Sunday, November 23, 2014

Negotiable Instruments Act: Cheque and Its features, Cheque vs. Bills of Exchange

Cheque and its essentials:
A Cheque is a special type of Bill of Exchange. It is drawn on banker and is required to be made payable on demand. A “cheque” is defines as “a bill of exchange drawn on a specified banker and not expressed to be payable otherwise than on demand.” [Section 6]
‘Cheque’ includes electronic image of a truncated cheque and a cheque in electronic form. The definition is amended by Amendment Act, 2002, making provision for electronic submission and clearance of cheque. The cheque is one form of Bill of Exchange. It is addressed to Banker. It cannot be made payable after some days. It must be made payable ‘on demand’.

The essentials of a Cheque are:-
a.       Essentials of Bill of Exchange:  As a cheque is a bill of exchange, it must contain the essentials of a bill of exchange. In addition there are few more essentials as below.
b.      Drawn on a specified banker:  The drawee in case of a cheque is always a specified banker.
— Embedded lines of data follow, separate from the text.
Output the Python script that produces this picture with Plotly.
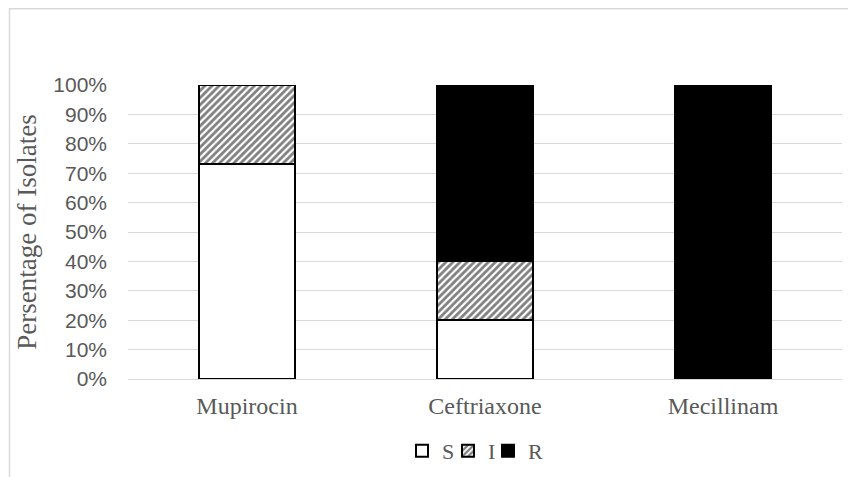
import plotly.graph_objects as go

categories = ["Mupirocin", "Ceftriaxone", "Mecillinam"]
s_values = [73, 20, 0]
i_values = [27, 20, 0]
r_values = [0, 60, 100]
y_ticks = [0, 10, 20, 30, 40, 50, 60, 70, 80, 90, 100]
y_tick_labels = [f"{v}%" for v in y_ticks]

# page body has an 8px margin; figure coordinates = page coordinates - 8
OFF = 8
W, H = 856, 477
L, R, T, B = 128 - OFF, 22, 85 - OFF, 477 - (379 - OFF)
pw, ph = W - L - R, H - T - B

serif = "Liberation Serif, Times New Roman, serif"
sans = "Liberation Sans, Arial, sans-serif"

fig = go.Figure()
fig.add_trace(go.Bar(name="S", x=categories, y=s_values, legend="legend",
                     marker=dict(color="white", line=dict(color="black", width=2))))
fig.add_trace(go.Bar(name="I", x=categories, y=i_values, legend="legend2",
                     marker=dict(color="white", line=dict(color="black", width=2),
                                 pattern=dict(shape="/", fgcolor="black", bgcolor="white",
                                              size=5, solidity=0.55))))
fig.add_trace(go.Bar(name="R", x=categories, y=r_values, legend="legend3",
                     marker=dict(color="black", line=dict(color="black", width=2))))


def leg(square_left_page):
    return dict(orientation="h", x=(square_left_page - OFF - 14 - L) / pw, xanchor="left",
                y=(H - B - (451 - OFF)) / ph, yanchor="middle",
                font=dict(family=serif, size=22, color="#595959"),
                itemwidth=30, bgcolor="rgba(0,0,0,0)")


fig.update_layout(
    width=W, height=H,
    barmode="stack", bargap=0.6,
    margin=dict(l=L, r=R, t=T, b=B, autoexpand=False),
    plot_bgcolor="white", paper_bgcolor="white",
    showlegend=True,
    legend=leg(416), legend2=leg(462), legend3=leg(502),
    xaxis=dict(showgrid=False, showline=False, ticks="", automargin=False,
               tickfont=dict(family=serif, size=24, color="#595959"),
               ticklabelstandoff=10),
    yaxis=dict(range=[0, 100], tickvals=y_ticks, ticktext=y_tick_labels,
               showgrid=True, gridcolor="#d9d9d9", gridwidth=1,
               zeroline=True, zerolinecolor="#d9d9d9", zerolinewidth=1,
               showline=False, ticks="", automargin=False,
               tickfont=dict(family=sans, size=21, color="#595959"),
               ticklabelstandoff=20,
               title=dict(text="Persentage of Isolates",
                          font=dict(family=serif, size=27, color="#595959"),
                          standoff=8)),
    shapes=[dict(type="rect", xref="paper", yref="paper",
                 x0=(1.5 - L) / pw, x1=1.5, y0=-1.0, y1=(H - B - 0.75) / ph,
                 line=dict(color="#d9d9d9", width=1.5), fillcolor="rgba(0,0,0,0)",
                 layer="below")],
)

fig.write_html("out.html")
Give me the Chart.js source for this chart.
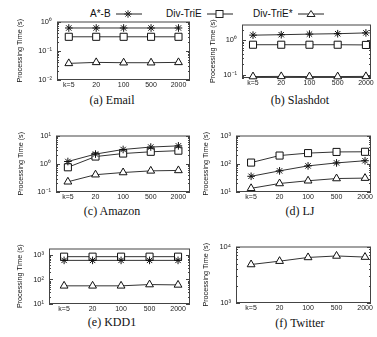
<!DOCTYPE html>
<html>
<head>
<meta charset="utf-8">
<script src="https://cdn.jsdelivr.net/npm/chart.js@4/dist/chart.umd.min.js"></script>
<style>
body{margin:0;background:#fff;width:377px;height:337px;position:relative;overflow:hidden;font-family:"Liberation Sans",Arial,sans-serif;color:#111}
canvas{position:absolute}
.cap{position:absolute;width:190px;text-align:center;font-family:"Liberation Serif","Times New Roman",serif;font-size:12px;line-height:14px}
.lg{position:absolute;top:8px;font-size:10px;line-height:12px}
svg{position:absolute;top:9px;overflow:visible}
</style>
</head>
<body>
<span class="lg" style="left:90px">A*-B</span>
<svg style="left:116px" width="27" height="10"><g stroke="#222" stroke-width="1" fill="#fff">
<line x1="0" y1="5" x2="26" y2="5"/><line x1="8.3" y1="5" x2="15.7" y2="5"/><line x1="12" y1="1.3" x2="12" y2="8.7"/><line x1="9.4" y1="2.4" x2="14.6" y2="7.6"/><line x1="9.4" y1="7.6" x2="14.6" y2="2.4"/></g></svg>
<span class="lg" style="left:166px">Div-TriE</span>
<svg style="left:207px" width="27" height="10"><g stroke="#222" stroke-width="1" fill="#fff">
<line x1="0" y1="5" x2="26" y2="5"/><rect x="9" y="1.5" width="7" height="7"/></g></svg>
<span class="lg" style="left:253px">Div-TriE*</span>
<svg style="left:298px" width="27" height="10"><g stroke="#222" stroke-width="1" fill="#fff">
<line x1="0" y1="5" x2="26" y2="5"/><polygon points="13,1.5 17,7.5 9,7.5"/></g></svg>

<div class="cap" style="left:17px;top:93px">(a) Email</div>
<div class="cap" style="left:205px;top:93px">(b) Slashdot</div>
<div class="cap" style="left:17px;top:204px">(c) Amazon</div>
<div class="cap" style="left:205px;top:204px">(d) LJ</div>
<div class="cap" style="left:17px;top:315px">(e) KDD1</div>
<div class="cap" style="left:205px;top:316px">(f) Twitter</div>

<script>
// k values on the x axis
const kLabels = ["k=5", "20", "100", "500", "2000"];
const seriesNames = ["A*-B", "Div-TriE", "Div-TriE*"];

// processing time (s)
const emailAB = [0.6, 0.6, 0.6, 0.6, 0.6];
const emailDiv = [0.3, 0.3, 0.3, 0.3, 0.3];
const emailDivStar = [0.037, 0.040, 0.039, 0.039, 0.040];

const slashAB = [1.38, 1.42, 1.48, 1.52, 1.6];
const slashDiv = [0.73, 0.73, 0.73, 0.73, 0.72];
const slashDivStar = [0.088, 0.089, 0.088, 0.088, 0.089];

const amazonAB = [1.2, 2.2, 3.2, 3.9, 4.3];
const amazonDiv = [0.75, 1.8, 2.3, 2.65, 2.9];
const amazonDivStar = [0.23, 0.41, 0.49, 0.56, 0.58];

const ljAB = [36, 56, 84, 107, 128];
const ljDiv = [110, 195, 238, 262, 265];
const ljDivStar = [13.5, 20, 25, 30, 31];

const kddAB = [600, 600, 600, 600, 600];
const kddDiv = [850, 850, 850, 850, 850];
const kddDivStar = [55, 55, 55, 62, 60];

const twitterDivStar = [4800, 5500, 6400, 6800, 6500];

const sup = {"-": "\u207b", "0": "\u2070", "1": "\u00b9", "2": "\u00b2", "3": "\u00b3", "4": "\u2074"};
function expLabel(v){
  const e = String(Math.round(Math.log10(v)));
  return "10" + e.split("").map(c => sup[c]).join("");
}

const marks = [
  {pointStyle: "star", radius: 3.8},
  {pointStyle: "rect", radius: 5},
  {pointStyle: "triangle", radius: 4.5}
];

// box = plot frame on the page [left, top, right, bottom]
const panels = [
  {series: [emailAB, emailDiv, emailDivStar], yMin: 0.01, yMax: 1, box: [57, 20, 190, 80], xr: [-0.43, 4.42], titleX: 20, col: 0},
  {series: [slashAB, slashDiv, slashDivStar], yMin: 0.08, yMax: 2.8, box: [242, 23, 371, 78], xr: [-0.39, 4.18], titleX: 213, col: 1},
  {series: [amazonAB, amazonDiv, amazonDivStar], yMin: 0.1, yMax: 10, box: [56, 134, 190, 192], xr: [-0.43, 4.42], titleX: 21, col: 0},
  {series: [ljAB, ljDiv, ljDivStar], yMin: 10, yMax: 1000, box: [236, 134, 371, 192], xr: [-0.53, 4.21], titleX: 206, col: 1},
  {series: [kddAB, kddDiv, kddDivStar], yMin: 10, yMax: 1830, box: [49, 247, 190, 304], xr: [-0.53, 4.42], titleX: 20, col: 0},
  {series: [null, null, twitterDivStar], yMin: 1000, yMax: 10000, box: [236, 245, 371, 303], xr: [-0.53, 4.21], titleX: 206, col: 1}
];

const frame = {
  id: "frame",
  beforeDatasetsDraw(chart){
    const {ctx, chartArea: a, scales: {y}} = chart;
    ctx.save();
    ctx.strokeStyle = "#444";
    ctx.lineWidth = 1;
    ctx.strokeRect(a.left + 0.5, a.top + 0.5, a.right - a.left - 1, a.bottom - a.top - 1);
    ctx.beginPath();
    for(let d = Math.floor(Math.log10(y.min)); d <= Math.ceil(Math.log10(y.max)); d++){
      for(let m = 1; m <= 9; m++){
        const v = m * Math.pow(10, d);
        if(v < y.min * 0.999 || v > y.max * 1.001) continue;
        const py = Math.round(y.getPixelForValue(v)) + 0.5;
        const len = m === 1 ? 4 : 2;
        ctx.moveTo(a.left, py); ctx.lineTo(a.left + len, py);
        ctx.moveTo(a.right, py); ctx.lineTo(a.right - len, py);
      }
    }
    ctx.stroke();
    ctx.restore();
  }
};

const sans = "'Liberation Sans', Arial, sans-serif";

panels.forEach(p => {
  const colLeft = p.col ? 190 : 0;
  const cw = p.col ? 187 : 196;
  const [l, t, r, b] = p.box;
  const padT = 8, xH = 11, padB = 2;
  const padL = p.titleX - colLeft - 3.6;
  const yW = l - colLeft - padL;
  const c = document.createElement("canvas");
  c.width = cw;
  c.height = padT + (b - t) + xH + padB;
  c.style.left = colLeft + "px";
  c.style.top = (t - padT) + "px";
  document.body.appendChild(c);

  const datasets = [];
  p.series.forEach((vals, i) => {
    if(!vals) return;
    datasets.push({
      label: seriesNames[i],
      data: vals.map((v, j) => ({x: j, y: v})),
      borderColor: "#333",
      borderWidth: 1,
      pointStyle: marks[i].pointStyle,
      pointRadius: marks[i].radius,
      pointBorderColor: "#111",
      pointBackgroundColor: "#fff",
      pointBorderWidth: 1,
      tension: 0,
      clip: false
    });
  });

  new Chart(c, {
    type: "line",
    data: {datasets},
    options: {
      responsive: false,
      animation: false,
      devicePixelRatio: 1,
      layout: {padding: {left: padL, top: padT, right: colLeft + cw - r, bottom: padB}},
      plugins: {legend: {display: false}, tooltip: {enabled: false}},
      scales: {
        x: {
          type: "linear",
          min: p.xr[0],
          max: p.xr[1],
          afterBuildTicks: s => { s.ticks = kLabels.map((_, i) => ({value: i})); },
          afterFit: s => { s.height = xH; },
          grid: {display: false, drawTicks: false},
          border: {display: false},
          ticks: {
            callback: v => kLabels[v],
            autoSkip: false, maxRotation: 0, padding: 1,
            color: "#222", font: {family: sans, size: 7}
          }
        },
        y: {
          type: "logarithmic",
          min: p.yMin,
          max: p.yMax,
          afterBuildTicks: s => {
            const ticks = [];
            for(let d = Math.ceil(Math.log10(p.yMin) - 1e-9); Math.pow(10, d) <= p.yMax * 1.0001; d++) ticks.push({value: Math.pow(10, d)});
            s.ticks = ticks;
          },
          afterFit: s => { s.width = yW; },
          grid: {display: false, drawTicks: false},
          border: {display: false},
          ticks: {callback: v => expLabel(v), padding: 5, color: "#222", font: {family: sans, size: 7.5}},
          title: {display: true, text: "Processing Time (s)", padding: 0, color: "#111", font: {family: sans, size: 7.2, lineHeight: 1}}
        }
      }
    },
    plugins: [frame]
  });
});
</script>
</body>
</html>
c.       Payable on demand: The cheque is always payable on demand.
d.      No Stamp:  A Cheque does not require a stamp.
e.      Acceptance:  No acceptance is necessary by the draw before the demand for payment.
f.        Payable to bearer:  A cheque can be made payable to bearer.

When a banker is justified in dishonouring the cheque?
The banker is justified in dishonouring the customer’s cheques in the following cases:-
a)      The signature of the drawer on the cheque does not match with the specimen signature in the records of the Bank.
b)      Funds are not properly applicable to the payment of cheque. For e.g. Funds are subject to lien, or banker is entitled to set-off.
c)       Customer becomes insolvent.
d)      Death, lunacy or insolvency of the customer and the banker has notice of the same.
e)      Cheque presented beyond a period of 6 months from the date of issue.
f)       If the banker is not holding sufficient funds of the drawer, unless the banker has agreed to honour the cheque without sufficient funds.
g)      If the customer countermands payment and communicates the same to the bank properly.
h)      Holder gives notice to the banker of loss of cheque.
i)        If the cheque is not presented within the usual banking hours.
j)        Where the cheque is drawn on another branch office of the same bank where the customer does not have an account.

k)      Where a garnishee order has been issued by the Court attaching customer’s balance. 

Difference between cheque and bills of exchange:
Bills of Exchange
A cheque is always drawn on a bank or banker.
A bill of exchange can be drawn on any person including a banker.

A cheque does not require any acceptance.
A bill must be accepted before the Drawee can be made liable upon it.
A cheque is payable immediately on demand without any days of grace.
A bill of exchange is normally entitled to three days of grace unless it is payable on demand.

A cheque does not require any stamp.

A bill of exchange must be stamped.
A banker is given statutory protection with regard to payment of cheques in certain circumstances.
No such protection is available to the Drawee or acceptor of a bill of exchange.

A cheque may be crossed.
Bill can never be crossed.
If not presented to the banker for payment, it does not discharge the drawer unless he suffers injury or damages.
Drawer is discharged, if bill is not presented for payment to the acceptor.

 Noting and Protesting
A cheque is not required to be noted or protested for dishonour.
A bill of exchange may be noted or protested for dishonour.